First, we consider the two methods of computing \(η^2\), labeled \(η^2\) and partial \(η^2\). The value of \(η^2\) for an effect is simply the sum of squares for this effect divided by the sum of squares total. For example, the \(η^2\) for Age is \(1440/2540 = 0.567\). As in a one-factor design, \(η^2\) is the proportion of the total variation explained by a variable. Partial \(η^2\) for Age is \(SSQ_{Age}\) divided by (\(SSQ_{Age} + SSQ_{error}\)), which is \(1440/2340 = 0.615\).

As you can see, the partial \(η^2\) is larger than \(η^2\). This is because the denominator is smaller for the partial \(η^2\). The difference between \(η^2\) and partial \(η^2\) is even larger for the effect of condition. This is because \(SSQ_{Age}\) is large and it makes a big difference whether or not it is included in the denominator.

As noted previously, it is better to use \(ω^2\) than \(η^2\) because \(η^2\) has a positive bias. You can see that the values for \(ω^2\) are smaller than for \(η^2\). The calculations for \(ω^2\) are shown below:

\[\omega ^2 = \frac{SSQ_{effect}-df_{effect}MS_{error}}{SSQ_{total}+MS_{error}}\]

\[\omega _{partial}^2 = \frac{SSQ_{effect}-df_{effect}MS_{error}}{SSQ_{effect}+(N-df_{effect})MS_{error}}\]

where \(N\) is the total number of observations.
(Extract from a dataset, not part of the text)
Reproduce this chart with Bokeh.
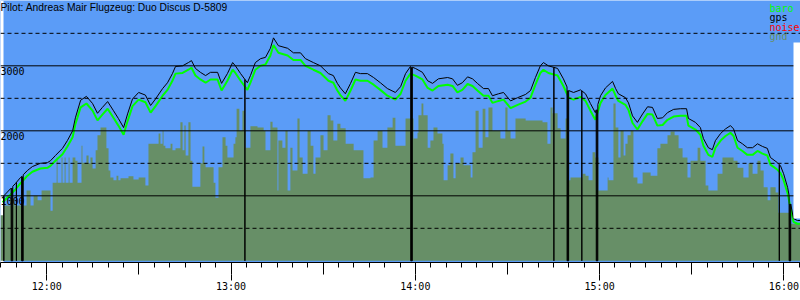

The choice of whether to use \(ω^2\) or the partial \(ω^2\) is subjective; neither one is correct or incorrect. However, it is important to understand the difference and, if you are using computer software, to know which version is being computed. (Beware, at least one software package labels the statistics incorrectly).

Correlational Studies

In the section "Partitioning the Sums of Squares" in the Regression chapter, we saw that the sum of squares for \(Y\) (the criterion variable) can be partitioned into the sum of squares explained and the sum of squares error. The proportion of variance explained in multiple regression is therefore:

\[SSQ_{explained}/SSQ_{total }\]

In simple regression, the proportion of variance explained is equal to \(r^2\); in multiple regression, it is equal to \(R^2\).

In general, \(R^2\) is analogous to \(η^2\) and is a biased estimate of the variance explained. The following formula for adjusted \(R^2\) is analogous to \(ω^2\) and is less biased (although not completely unbiased):

\[R_{adjusted}^{2} = 1 - \frac{(1-R^2)(N-1)}{N-p-1}\]

where \(N\) is the total number of observations and \(p\) is the number of predictor variables.